Collected material:
· · · ·
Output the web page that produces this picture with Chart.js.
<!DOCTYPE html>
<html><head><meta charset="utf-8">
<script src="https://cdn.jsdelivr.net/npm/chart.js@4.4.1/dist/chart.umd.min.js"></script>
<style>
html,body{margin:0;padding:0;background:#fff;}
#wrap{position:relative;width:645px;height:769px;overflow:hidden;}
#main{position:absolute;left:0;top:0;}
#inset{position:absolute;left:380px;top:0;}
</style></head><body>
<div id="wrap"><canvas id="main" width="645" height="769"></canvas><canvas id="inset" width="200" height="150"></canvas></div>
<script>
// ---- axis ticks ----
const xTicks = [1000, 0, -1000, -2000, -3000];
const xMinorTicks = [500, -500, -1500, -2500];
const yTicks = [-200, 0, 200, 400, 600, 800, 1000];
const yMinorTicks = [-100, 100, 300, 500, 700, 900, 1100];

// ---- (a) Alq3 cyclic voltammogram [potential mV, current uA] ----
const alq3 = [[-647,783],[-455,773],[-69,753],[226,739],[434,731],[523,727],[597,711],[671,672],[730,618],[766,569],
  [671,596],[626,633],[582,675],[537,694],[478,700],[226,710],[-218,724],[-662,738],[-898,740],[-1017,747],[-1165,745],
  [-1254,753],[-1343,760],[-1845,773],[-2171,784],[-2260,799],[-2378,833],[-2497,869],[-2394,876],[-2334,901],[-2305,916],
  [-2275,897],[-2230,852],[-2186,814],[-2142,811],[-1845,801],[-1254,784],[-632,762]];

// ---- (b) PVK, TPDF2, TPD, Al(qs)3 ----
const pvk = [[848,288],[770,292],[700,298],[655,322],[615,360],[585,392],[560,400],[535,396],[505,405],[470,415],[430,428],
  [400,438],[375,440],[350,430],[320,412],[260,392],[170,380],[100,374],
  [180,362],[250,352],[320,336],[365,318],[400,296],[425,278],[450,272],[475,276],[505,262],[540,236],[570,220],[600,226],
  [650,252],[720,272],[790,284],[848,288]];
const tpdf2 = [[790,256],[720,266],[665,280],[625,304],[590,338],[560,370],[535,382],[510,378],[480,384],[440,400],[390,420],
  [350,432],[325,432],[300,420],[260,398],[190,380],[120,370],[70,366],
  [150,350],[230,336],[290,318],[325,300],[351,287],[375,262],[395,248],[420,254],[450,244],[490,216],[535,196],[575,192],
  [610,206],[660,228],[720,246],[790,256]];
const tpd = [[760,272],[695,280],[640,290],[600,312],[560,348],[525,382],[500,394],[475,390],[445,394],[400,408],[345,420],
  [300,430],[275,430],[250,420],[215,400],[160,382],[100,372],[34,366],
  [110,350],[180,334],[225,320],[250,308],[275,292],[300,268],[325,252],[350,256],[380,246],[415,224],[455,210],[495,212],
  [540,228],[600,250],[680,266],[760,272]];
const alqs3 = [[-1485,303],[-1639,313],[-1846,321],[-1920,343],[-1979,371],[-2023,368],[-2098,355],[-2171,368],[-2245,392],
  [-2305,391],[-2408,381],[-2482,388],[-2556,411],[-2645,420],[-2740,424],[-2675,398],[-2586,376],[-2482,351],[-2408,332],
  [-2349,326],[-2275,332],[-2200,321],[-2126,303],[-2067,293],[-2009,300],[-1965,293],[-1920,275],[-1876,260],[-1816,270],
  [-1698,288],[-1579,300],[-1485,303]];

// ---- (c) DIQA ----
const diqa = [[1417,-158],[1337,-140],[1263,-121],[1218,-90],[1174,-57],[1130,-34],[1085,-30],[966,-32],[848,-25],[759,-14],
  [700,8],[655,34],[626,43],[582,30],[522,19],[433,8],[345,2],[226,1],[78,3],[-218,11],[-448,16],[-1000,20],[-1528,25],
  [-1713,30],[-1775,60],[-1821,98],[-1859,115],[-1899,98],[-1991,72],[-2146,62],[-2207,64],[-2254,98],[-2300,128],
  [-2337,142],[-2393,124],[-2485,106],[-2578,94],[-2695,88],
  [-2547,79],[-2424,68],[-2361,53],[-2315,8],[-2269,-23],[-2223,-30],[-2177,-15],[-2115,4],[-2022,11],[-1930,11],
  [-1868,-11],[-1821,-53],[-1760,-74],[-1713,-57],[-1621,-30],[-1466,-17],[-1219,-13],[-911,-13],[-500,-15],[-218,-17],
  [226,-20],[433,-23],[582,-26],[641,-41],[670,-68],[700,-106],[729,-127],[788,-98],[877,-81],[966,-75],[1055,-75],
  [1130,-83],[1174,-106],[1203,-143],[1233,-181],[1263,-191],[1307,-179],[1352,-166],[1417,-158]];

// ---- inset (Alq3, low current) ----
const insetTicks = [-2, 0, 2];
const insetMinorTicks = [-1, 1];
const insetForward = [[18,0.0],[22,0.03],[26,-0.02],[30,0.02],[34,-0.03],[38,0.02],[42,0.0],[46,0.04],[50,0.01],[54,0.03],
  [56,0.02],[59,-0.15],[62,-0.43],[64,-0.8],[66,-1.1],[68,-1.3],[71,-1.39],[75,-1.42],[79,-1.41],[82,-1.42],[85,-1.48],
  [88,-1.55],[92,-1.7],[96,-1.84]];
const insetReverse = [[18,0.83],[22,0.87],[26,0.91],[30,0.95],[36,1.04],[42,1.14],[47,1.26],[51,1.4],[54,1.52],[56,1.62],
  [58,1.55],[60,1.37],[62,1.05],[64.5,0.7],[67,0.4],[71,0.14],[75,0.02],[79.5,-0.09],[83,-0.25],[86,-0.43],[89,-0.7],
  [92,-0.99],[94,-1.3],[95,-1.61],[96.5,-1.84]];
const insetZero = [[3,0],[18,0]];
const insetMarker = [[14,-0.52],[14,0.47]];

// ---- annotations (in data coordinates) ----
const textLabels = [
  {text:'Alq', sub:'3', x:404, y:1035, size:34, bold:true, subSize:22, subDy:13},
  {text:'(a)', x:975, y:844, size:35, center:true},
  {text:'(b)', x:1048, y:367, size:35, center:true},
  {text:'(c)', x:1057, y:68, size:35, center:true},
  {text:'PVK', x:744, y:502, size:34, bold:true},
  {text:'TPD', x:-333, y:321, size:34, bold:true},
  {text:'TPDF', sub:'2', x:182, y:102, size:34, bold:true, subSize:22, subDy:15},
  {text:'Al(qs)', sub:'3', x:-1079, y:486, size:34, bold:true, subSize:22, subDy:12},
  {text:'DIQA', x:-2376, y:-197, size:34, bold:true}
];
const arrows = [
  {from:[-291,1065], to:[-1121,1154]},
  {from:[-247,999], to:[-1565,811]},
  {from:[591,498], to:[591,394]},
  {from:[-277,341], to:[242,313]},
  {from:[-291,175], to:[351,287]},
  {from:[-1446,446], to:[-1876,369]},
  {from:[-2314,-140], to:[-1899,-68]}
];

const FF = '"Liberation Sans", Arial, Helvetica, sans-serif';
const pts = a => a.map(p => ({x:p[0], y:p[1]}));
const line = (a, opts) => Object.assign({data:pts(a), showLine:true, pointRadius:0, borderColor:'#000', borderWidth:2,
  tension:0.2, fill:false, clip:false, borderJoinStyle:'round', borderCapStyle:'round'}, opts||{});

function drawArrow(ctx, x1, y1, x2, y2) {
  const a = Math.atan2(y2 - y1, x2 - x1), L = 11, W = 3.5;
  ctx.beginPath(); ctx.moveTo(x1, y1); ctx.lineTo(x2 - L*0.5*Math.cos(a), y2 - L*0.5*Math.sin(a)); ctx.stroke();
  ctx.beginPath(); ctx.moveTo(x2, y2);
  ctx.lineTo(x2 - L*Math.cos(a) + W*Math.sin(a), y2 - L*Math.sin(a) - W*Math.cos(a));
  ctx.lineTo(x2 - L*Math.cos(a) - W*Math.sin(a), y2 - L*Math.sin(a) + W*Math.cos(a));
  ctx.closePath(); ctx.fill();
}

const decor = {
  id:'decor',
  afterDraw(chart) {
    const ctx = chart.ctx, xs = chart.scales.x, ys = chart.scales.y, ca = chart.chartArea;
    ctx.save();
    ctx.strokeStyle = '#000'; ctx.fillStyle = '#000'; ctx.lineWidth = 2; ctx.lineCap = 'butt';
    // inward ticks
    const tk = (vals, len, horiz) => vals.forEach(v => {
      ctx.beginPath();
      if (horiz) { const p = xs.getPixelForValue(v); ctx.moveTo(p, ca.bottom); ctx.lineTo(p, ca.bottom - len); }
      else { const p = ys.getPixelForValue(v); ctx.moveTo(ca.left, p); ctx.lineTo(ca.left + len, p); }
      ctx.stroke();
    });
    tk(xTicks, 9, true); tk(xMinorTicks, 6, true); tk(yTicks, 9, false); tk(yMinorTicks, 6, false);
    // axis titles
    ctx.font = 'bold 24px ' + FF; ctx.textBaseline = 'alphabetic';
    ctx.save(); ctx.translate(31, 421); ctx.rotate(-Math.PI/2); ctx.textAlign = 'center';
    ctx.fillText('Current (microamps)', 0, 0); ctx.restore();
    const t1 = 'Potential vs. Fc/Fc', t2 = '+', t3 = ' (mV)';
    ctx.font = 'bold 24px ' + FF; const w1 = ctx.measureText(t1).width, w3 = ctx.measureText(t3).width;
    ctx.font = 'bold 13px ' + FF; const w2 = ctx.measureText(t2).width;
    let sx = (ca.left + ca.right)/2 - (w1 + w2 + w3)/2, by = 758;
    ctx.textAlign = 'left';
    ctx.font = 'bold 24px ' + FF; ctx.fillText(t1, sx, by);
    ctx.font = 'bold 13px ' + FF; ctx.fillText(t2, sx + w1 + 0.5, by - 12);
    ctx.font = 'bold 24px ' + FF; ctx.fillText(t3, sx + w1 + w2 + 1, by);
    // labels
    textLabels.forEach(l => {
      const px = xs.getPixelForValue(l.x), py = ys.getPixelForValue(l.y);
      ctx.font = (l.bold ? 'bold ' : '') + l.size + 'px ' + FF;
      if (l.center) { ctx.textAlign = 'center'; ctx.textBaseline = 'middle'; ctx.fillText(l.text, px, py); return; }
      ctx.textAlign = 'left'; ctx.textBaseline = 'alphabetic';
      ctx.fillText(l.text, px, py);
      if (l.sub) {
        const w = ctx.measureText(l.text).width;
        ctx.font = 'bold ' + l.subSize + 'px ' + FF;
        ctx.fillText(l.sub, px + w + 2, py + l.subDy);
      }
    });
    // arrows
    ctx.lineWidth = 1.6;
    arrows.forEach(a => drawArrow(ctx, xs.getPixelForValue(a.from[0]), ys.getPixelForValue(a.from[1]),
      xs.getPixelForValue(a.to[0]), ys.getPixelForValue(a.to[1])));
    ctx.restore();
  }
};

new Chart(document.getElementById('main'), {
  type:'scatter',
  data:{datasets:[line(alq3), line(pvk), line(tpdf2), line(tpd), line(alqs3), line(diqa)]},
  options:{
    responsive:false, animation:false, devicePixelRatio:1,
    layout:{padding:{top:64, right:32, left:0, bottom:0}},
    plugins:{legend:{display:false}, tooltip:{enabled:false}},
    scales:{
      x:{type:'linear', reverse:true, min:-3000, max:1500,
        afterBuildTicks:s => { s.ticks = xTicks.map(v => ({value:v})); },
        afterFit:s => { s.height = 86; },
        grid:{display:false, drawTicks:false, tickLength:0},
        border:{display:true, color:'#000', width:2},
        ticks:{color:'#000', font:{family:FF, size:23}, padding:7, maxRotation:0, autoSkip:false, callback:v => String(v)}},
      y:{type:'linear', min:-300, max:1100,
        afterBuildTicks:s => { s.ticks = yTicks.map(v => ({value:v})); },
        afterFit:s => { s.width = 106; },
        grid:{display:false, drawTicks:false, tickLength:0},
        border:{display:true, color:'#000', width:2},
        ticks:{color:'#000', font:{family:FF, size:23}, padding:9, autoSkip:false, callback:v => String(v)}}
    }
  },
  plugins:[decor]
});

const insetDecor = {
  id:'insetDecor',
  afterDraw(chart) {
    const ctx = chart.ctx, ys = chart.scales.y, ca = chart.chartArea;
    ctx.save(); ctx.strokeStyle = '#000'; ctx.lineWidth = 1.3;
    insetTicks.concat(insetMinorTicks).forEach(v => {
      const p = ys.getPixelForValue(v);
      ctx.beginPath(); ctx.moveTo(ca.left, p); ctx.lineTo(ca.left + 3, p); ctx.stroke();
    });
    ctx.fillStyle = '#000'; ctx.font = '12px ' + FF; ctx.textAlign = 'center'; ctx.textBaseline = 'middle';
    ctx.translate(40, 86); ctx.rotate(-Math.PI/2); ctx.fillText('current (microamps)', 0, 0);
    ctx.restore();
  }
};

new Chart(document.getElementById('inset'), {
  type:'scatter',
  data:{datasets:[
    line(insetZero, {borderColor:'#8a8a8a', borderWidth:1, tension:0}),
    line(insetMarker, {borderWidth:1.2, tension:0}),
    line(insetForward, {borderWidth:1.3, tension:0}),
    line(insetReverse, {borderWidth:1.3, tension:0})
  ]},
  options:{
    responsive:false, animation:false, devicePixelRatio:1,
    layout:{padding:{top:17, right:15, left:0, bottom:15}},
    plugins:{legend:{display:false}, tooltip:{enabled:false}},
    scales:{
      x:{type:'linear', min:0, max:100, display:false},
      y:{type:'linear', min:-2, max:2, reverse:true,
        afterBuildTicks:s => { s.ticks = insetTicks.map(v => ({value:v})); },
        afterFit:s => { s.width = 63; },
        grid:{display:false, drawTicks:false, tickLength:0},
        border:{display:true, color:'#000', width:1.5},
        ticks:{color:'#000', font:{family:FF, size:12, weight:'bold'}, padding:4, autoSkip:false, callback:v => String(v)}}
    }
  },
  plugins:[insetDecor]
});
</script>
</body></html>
· · · ·
Challenge: Quote the listing word for word from its first line through the line in which "const yMinorTicks = [-100, 100, 300, 500, 700, 900, 1100];" appears.

Answer to the problem:
Output the web page that produces this picture with Chart.js.
<!DOCTYPE html>
<html><head><meta charset="utf-8">
<script src="https://cdn.jsdelivr.net/npm/chart.js@4.4.1/dist/chart.umd.min.js"></script>
<style>
html,body{margin:0;padding:0;background:#fff;}
#wrap{position:relative;width:645px;height:769px;overflow:hidden;}
#main{position:absolute;left:0;top:0;}
#inset{position:absolute;left:380px;top:0;}
</style></head><body>
<div id="wrap"><canvas id="main" width="645" height="769"></canvas><canvas id="inset" width="200" height="150"></canvas></div>
<script>
// ---- axis ticks ----
const xTicks = [1000, 0, -1000, -2000, -3000];
const xMinorTicks = [500, -500, -1500, -2500];
const yTicks = [-200, 0, 200, 400, 600, 800, 1000];
const yMinorTicks = [-100, 100, 300, 500, 700, 900, 1100];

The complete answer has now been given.